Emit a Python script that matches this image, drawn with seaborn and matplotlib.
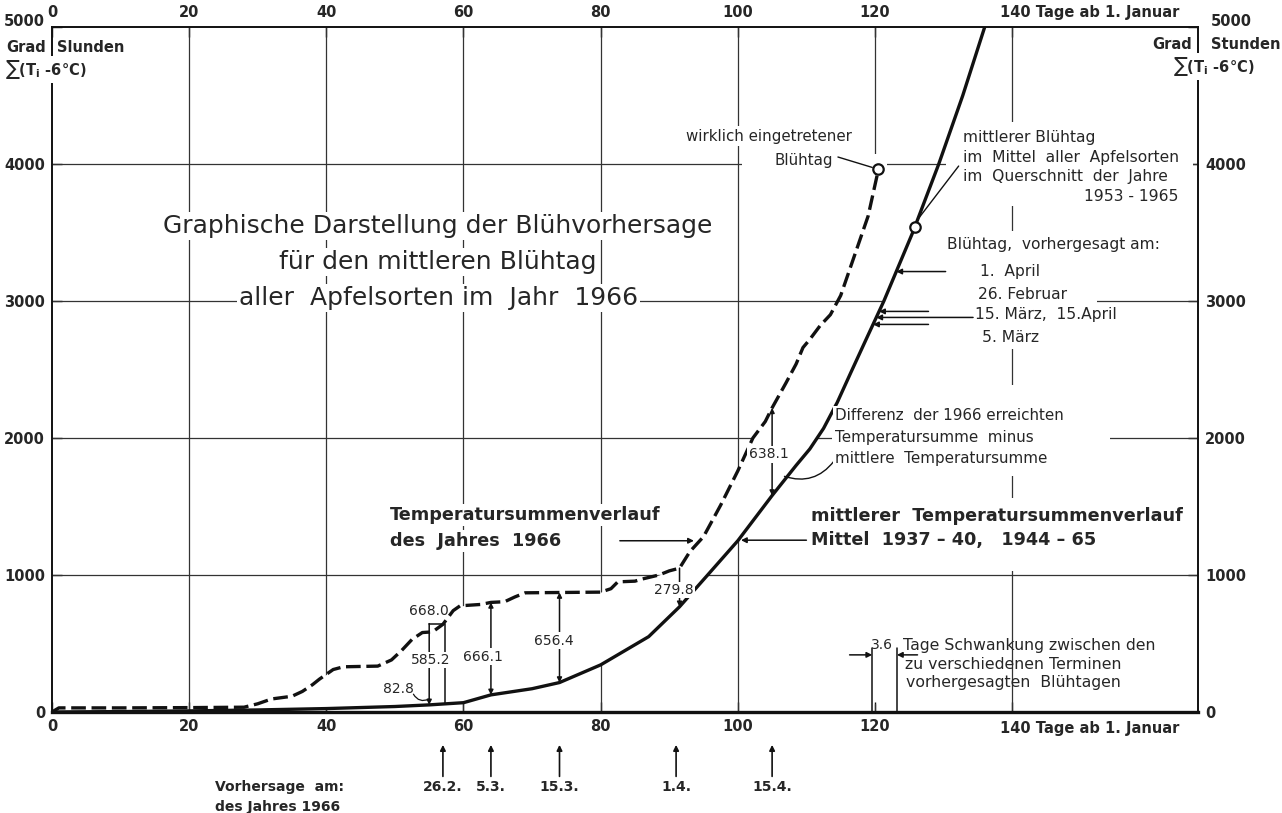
import numpy as np
import pandas as pd
import matplotlib
matplotlib.use("Agg")
import matplotlib.pyplot as plt
from matplotlib.patches import Rectangle
import seaborn as sns

# ---------------- data ----------------
days_1966 = [0, 1, 10, 20, 28, 30, 32, 35, 36.5, 38, 39, 41, 42.5, 47.5, 49.5, 51, 52.5, 54,
             55.5, 57, 58.5, 59.5, 62.5, 64, 66, 67.5, 69, 80, 81.5, 82.5, 85, 86, 88.5, 90,
             91.5, 93, 95, 97.5, 100, 102.2, 104, 105, 107, 108.5, 109.5, 110.5, 112, 113.5,
             115, 117, 119, 120.5]
temp_1966 = [0, 30, 30, 32, 35, 60, 95, 115, 150, 200, 240, 310, 330, 335, 380, 450, 530, 580,
             585, 640, 740, 775, 785, 800, 805, 840, 870, 875, 900, 950, 955, 970, 1000, 1030,
             1050, 1170, 1280, 1510, 1760, 2000, 2120, 2220, 2400, 2540, 2660, 2720, 2820, 2900,
             3040, 3330, 3620, 3960]

days_mean = [0, 10, 20, 30, 40, 50, 55, 60, 64, 70, 74, 80, 87, 91.5, 95.6, 100, 105, 108.5,
             110.5, 112.5, 114.5, 116.5, 118.8, 121.3, 125.5, 129.3, 132.8, 136]
temp_mean = [0, 3, 8, 15, 25, 40, 52, 68, 125, 170, 215, 344, 550, 768, 1000, 1250, 1580, 1800,
             1920, 2070, 2260, 2480, 2730, 3000, 3500, 4000, 4500, 5000]

bloom_actual_day = 120.5
bloom_mean_day = 125.8

forecast_days = [57, 64, 74, 91, 105]
forecast_labels = ["26.2.", "5.3.", "15.3.", "1.4.", "15.4."]

diff_days = [55, 64, 74, 91.5, 105]
diff_labels = ["585.2", "666.1", "656.4", "279.8", "638.1"]

forecast_bloom_values = [3215, 2924, 2880, 2829]   # 1. April, 26. Feb, 15. März/15. April, 5. März
spread_days = [119.6, 123.2]

x_ticks = [0, 20, 40, 60, 80, 100, 120, 140]
x_ticklabels = ["0", "20", "40", "60", "80", "100", "120", ""]
y_ticks = [0, 1000, 2000, 3000, 4000, 5000]
y_ticklabels = ["0", "1000", "2000", "3000", "4000", ""]

# ---------------- style ----------------
sns.set_style("white")
plt.rcParams["font.family"] = ["DejaVu Sans"]
plt.rcParams["mathtext.fontset"] = "dejavusans"

fig = plt.figure(figsize=(12.82, 8.13), dpi=100)
ax = fig.add_axes([0.04056, 0.12423, 0.89392, 0.84256])
ax.set_xlim(0, 167.1)
ax.set_ylim(0, 5000)

K = "#111111"
G = "#333333"
WB = dict(facecolor="white", edgecolor="none", pad=1.5)

# grid
for x in [20, 40, 60, 80, 100, 140]:
    ax.axvline(x, color=G, lw=0.9, zorder=1)
ax.plot([120, 120], [np.interp(120, days_1966, temp_1966) + 80, 5000], color=G, lw=0.9, zorder=1)
ax.plot([120, 120], [0, 60], color=G, lw=0.9, zorder=1)
for y in [1000, 2000, 3000, 4000]:
    ax.axhline(y, color=G, lw=0.9, zorder=1)

# white band between the two curves (grid is interrupted there)
xx = np.linspace(28, 112, 300)
ax.fill_between(xx, np.interp(xx, days_mean, temp_mean), np.interp(xx, days_1966, temp_1966),
                color="white", zorder=1.5, lw=0)
# masks behind text blocks (grid interrupted there in the original)
mask = dict(facecolor="white", edgecolor="none", zorder=1.6)
ax.add_patch(Rectangle((130.3, 3690), 36, 620, **mask))
ax.add_patch(Rectangle((121.2, 2650), 31.1, 860, **mask))
ax.add_patch(Rectangle((100.6, 3950), 21.2, 120, **mask))
ax.add_patch(Rectangle((113.8, 1720), 40.5, 670, **mask))
ax.add_patch(Rectangle((110.4, 1030), 55.5, 530, **mask))

# ---------------- curves ----------------
df66 = pd.DataFrame({"Tag": days_1966, "Summe": temp_1966})
dfm = pd.DataFrame({"Tag": days_mean, "Summe": temp_mean})
sns.lineplot(data=df66, x="Tag", y="Summe", ax=ax, color=K, lw=2.4, dashes=(4.4, 1.7),
             estimator=None, sort=False, zorder=4)
sns.lineplot(data=dfm, x="Tag", y="Summe", ax=ax, color=K, lw=2.4,
             estimator=None, sort=False, zorder=4)
ax.set_xlabel("")
ax.set_ylabel("")

# circles marking bloom days
ax.plot([bloom_actual_day], [np.interp(bloom_actual_day, days_1966, temp_1966)], "o",
        mfc="white", mec=K, mew=1.6, ms=7.5, zorder=6)
ax.plot([bloom_mean_day], [np.interp(bloom_mean_day, days_mean, temp_mean)], "o",
        mfc="white", mec=K, mew=1.6, ms=7.5, zorder=6)

# ---------------- axes / ticks ----------------
for s in ["left", "top", "right"]:
    ax.spines[s].set_linewidth(1.4)
    ax.spines[s].set_color(K)
ax.spines["bottom"].set_linewidth(2.4)
ax.spines["bottom"].set_color(K)

ax.set_xticks(x_ticks)
ax.set_xticklabels(x_ticklabels)
ax.set_xticks(np.arange(10, 167, 10), minor=True)
ax.set_yticks(y_ticks)
ax.set_yticklabels(y_ticklabels)
ax.set_yticks(np.arange(250, 5000, 250), minor=True)
ax.tick_params(axis="both", which="both", direction="in", color=K, width=1.0)
ax.tick_params(axis="both", which="major", length=7)
ax.tick_params(axis="both", which="minor", length=6)
ax.tick_params(axis="x", top=True, labeltop=True, bottom=True, labelbottom=True, pad=5)
ax.tick_params(axis="y", left=True, right=True, labelleft=True, labelright=True, pad=5)
for lab in ax.get_xticklabels() + ax.get_yticklabels():
    lab.set_fontsize(10.5)
    lab.set_fontweight("bold")

xt = ax.get_xaxis_transform()
ax.text(138.3, 1.021, "140 Tage ab 1. Januar", transform=xt, ha="left", va="center",
        fontsize=10.5, fontweight="bold", clip_on=False)
ax.text(138.3, -0.024, "140 Tage ab 1. Januar", transform=xt, ha="left", va="center",
        fontsize=10.5, fontweight="bold", clip_on=False)

# y axis heading labels (figure coords)
fs_ax = 10.5
fig.text(0.0351, 0.973, "5000", ha="right", va="center", fontsize=fs_ax, fontweight="bold")
fig.text(0.0356, 0.942, "Grad", ha="right", va="center", fontsize=fs_ax, fontweight="bold")
fig.text(0.0445, 0.942, "Slunden", ha="left", va="center", fontsize=fs_ax, fontweight="bold")
fig.text(0.004, 0.914, "∑(T$_{\\mathregular{i}}$ -6°C)", ha="left", va="center", fontsize=fs_ax,
         fontweight="bold", bbox=WB)
fig.text(0.9446, 0.973, "5000", ha="left", va="center", fontsize=fs_ax, fontweight="bold")
fig.text(0.9300, 0.945, "Grad", ha="right", va="center", fontsize=fs_ax, fontweight="bold")
fig.text(0.9445, 0.945, "Stunden", ha="left", va="center", fontsize=fs_ax, fontweight="bold")
fig.text(0.9150, 0.918, "∑(T$_{\\mathregular{i}}$ -6°C)", ha="left", va="center", fontsize=fs_ax,
         fontweight="bold", bbox=WB)

# ---------------- title ----------------
for yv, line in zip([3547, 3285, 3022], ["Graphische Darstellung der Blühvorhersage",
                                          "für den mittleren Blühtag",
                                          "aller  Apfelsorten im  Jahr  1966"]):
    ax.text(56.3, yv, line, ha="center", va="center", fontsize=18, bbox=WB, zorder=7)

# ---------------- annotations ----------------
fs_s = 11.2
ax.text(116.7, 4204, "wirklich eingetretener", ha="right", va="center", fontsize=10.8, bbox=WB, zorder=7)
ax.text(113.9, 4029, "Blühtag", ha="right", va="center", fontsize=10.8, bbox=WB, zorder=7)
ax.plot([114.6, 119.6], [4051, 3975], color=K, lw=1.0, zorder=5)

ax.text(132.9, 4197, "mittlerer Blühtag", ha="left", va="center", fontsize=fs_s, zorder=7)
ax.text(132.9, 4051, "im  Mittel  aller  Apfelsorten", ha="left", va="center", fontsize=fs_s, zorder=7)
ax.text(132.9, 3912, "im  Querschnitt  der  Jahre", ha="left", va="center", fontsize=fs_s, zorder=7)
ax.text(164.2, 3766, "1953 - 1965", ha="right", va="center", fontsize=fs_s, zorder=7)
ym = np.interp(bloom_mean_day, days_mean, temp_mean)
ax.plot([bloom_mean_day + 0.5, 132.2], [ym + 60, 3985], color=K, lw=1.0, zorder=5)

ax.text(130.5, 3416, "Blühtag,  vorhergesagt am:", ha="left", va="center", fontsize=fs_s, zorder=7)
ax.text(135.3, 3212, "1.  April", ha="left", va="center", fontsize=fs_s, zorder=7)
ax.text(135.0, 3051, "26. Februar", ha="left", va="center", fontsize=fs_s, zorder=7)
ax.text(134.6, 2898, "15. März,  15.April", ha="left", va="center", fontsize=fs_s, zorder=7)
ax.text(135.6, 2737, "5. März", ha="left", va="center", fontsize=fs_s, zorder=7)
arrow_kw = dict(arrowstyle="-|>", color=K, lw=1.1, shrinkA=0, shrinkB=0, mutation_scale=8)
tails = [130.3, 127.8, 134.3, 127.8]
for v, t in zip(forecast_bloom_values, tails):
    tip = np.interp(v, temp_mean, days_mean)
    ax.annotate("", xy=(tip, v), xytext=(t, v), arrowprops=arrow_kw, zorder=6)

fs_d = 10.9
ax.text(114.2, 2161, "Differenz  der 1966 erreichten", ha="left", va="center", fontsize=fs_d, bbox=WB, zorder=7)
ax.text(114.2, 2003, "Temperatursumme  minus", ha="left", va="center", fontsize=fs_d, bbox=WB, zorder=7)
ax.text(114.2, 1850, "mittlere  Temperatursumme", ha="left", va="center", fontsize=fs_d, bbox=WB, zorder=7)
ax.annotate("", xy=(106.8, 1720), xytext=(114.0, 1830),
            arrowprops=dict(arrowstyle="-", color=K, lw=1.0, connectionstyle="arc3,rad=-0.35",
                            shrinkA=0, shrinkB=0), zorder=6)

fs_b = 12.7
ax.text(49.3, 1440, "Temperatursummenverlauf", ha="left", va="center", fontsize=fs_b,
        fontweight="bold", bbox=WB, zorder=7)
ax.text(49.3, 1250, "des  Jahres  1966", ha="left", va="center", fontsize=fs_b,
        fontweight="bold", bbox=WB, zorder=7)
ax.annotate("", xy=(93.6, 1250), xytext=(82.8, 1250), arrowprops=arrow_kw, zorder=6)

ax.text(110.7, 1432, "mittlerer  Temperatursummenverlauf", ha="left", va="center", fontsize=fs_b,
        fontweight="bold", bbox=WB, zorder=7)
ax.text(110.7, 1254, "Mittel  1937 – 40,   1944 – 65", ha="left", va="center", fontsize=fs_b,
        fontweight="bold", bbox=WB, zorder=7)
ax.annotate("", xy=(np.interp(1254, temp_mean, days_mean) + 0.4, 1254), xytext=(110.0, 1254),
            arrowprops=arrow_kw, zorder=6)

# spread of forecast bloom days
for d in spread_days:
    ax.plot([d, d], [0, 470], color=K, lw=1.1, zorder=5)
ax.annotate("", xy=(spread_days[0], 417), xytext=(116.3, 417), arrowprops=arrow_kw, zorder=6)
ax.annotate("", xy=(spread_days[1], 417), xytext=(126.2, 417), arrowprops=arrow_kw, zorder=6)
ax.text(121.0, 489, "3.6", ha="center", va="center", fontsize=10, zorder=7)
ax.text(124.1, 489, "Tage Schwankung zwischen den", ha="left", va="center", fontsize=11.3, zorder=7)
ax.text(124.4, 350, "zu verschiedenen Terminen", ha="left", va="center", fontsize=11.3, zorder=7)
ax.text(124.5, 212, "vorhergesagten  Blühtagen", ha="left", va="center", fontsize=11.3, zorder=7)

# difference arrows between the curves
darrow = dict(arrowstyle="<|-|>", color=K, lw=1.1, shrinkA=0, shrinkB=0, mutation_scale=7)
darrow_down = dict(arrowstyle="-|>", color=K, lw=1.1, shrinkA=0, shrinkB=0, mutation_scale=7)
label_pos = [(55.2, 380), (62.9, 405), (73.2, 520), (90.6, 890), (104.5, 1880)]
for d, lab, (lx, ly) in zip(diff_days, diff_labels, label_pos):
    lo = np.interp(d, days_mean, temp_mean)
    if d == 55:
        hi = 645
        ax.annotate("", xy=(d, lo), xytext=(d, hi), arrowprops=darrow_down, zorder=6)
    elif d == 91.5:
        hi = np.interp(d, days_1966, temp_1966)
        ax.annotate("", xy=(d, lo), xytext=(d, hi), arrowprops=darrow_down, zorder=6)
    else:
        hi = np.interp(d, days_1966, temp_1966)
        ax.annotate("", xy=(d, lo), xytext=(d, hi), arrowprops=darrow, zorder=6)
    ax.text(lx, ly, lab, ha="center", va="center", fontsize=10,
            bbox=dict(facecolor="white", edgecolor="none", pad=1.0), zorder=7)
# bracket for 668.0
ax.plot([55, 57.3, 57.3], [645, 645, np.interp(57.3, days_mean, temp_mean)], color=K, lw=1.1, zorder=5)
ax.text(55.0, 735, "668.0", ha="center", va="center", fontsize=10, zorder=7)
ax.text(50.5, 165, "82.8", ha="center", va="center", fontsize=10, zorder=7)
ax.annotate("", xy=(55, 95), xytext=(52.7, 130),
            arrowprops=dict(arrowstyle="-", color=K, lw=0.9, connectionstyle="arc3,rad=0.45",
                            shrinkA=0, shrinkB=0), zorder=6)

# forecast date arrows below the axis
for d, lab in zip(forecast_days, forecast_labels):
    ax.annotate("", xy=(d, -0.048), xytext=(d, -0.094), xycoords=xt, textcoords=xt,
                arrowprops=dict(arrowstyle="-|>", color=K, lw=1.2, shrinkA=0, shrinkB=0,
                                mutation_scale=8), annotation_clip=False)
    ax.text(d, -0.110, lab, transform=xt, ha="center", va="center", fontsize=10,
            fontweight="bold", clip_on=False)
ax.text(23.8, -0.110, "Vorhersage  am:", transform=xt, ha="left", va="center", fontsize=10,
        fontweight="bold", clip_on=False)
ax.text(23.8, -0.138, "des Jahres 1966", transform=xt, ha="left", va="center", fontsize=10,
        fontweight="bold", clip_on=False)

fig.savefig("out.png", dpi=100, facecolor="white")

_Problem to work on_:
Reproduce the material above from its first line through the line containing "import seaborn as sns", both ends included, and skip every picture.

_Reply_:
Emit a Python script that matches this image, drawn with seaborn and matplotlib.
import numpy as np
import pandas as pd
import matplotlib
matplotlib.use("Agg")
import matplotlib.pyplot as plt
from matplotlib.patches import Rectangle
import seaborn as sns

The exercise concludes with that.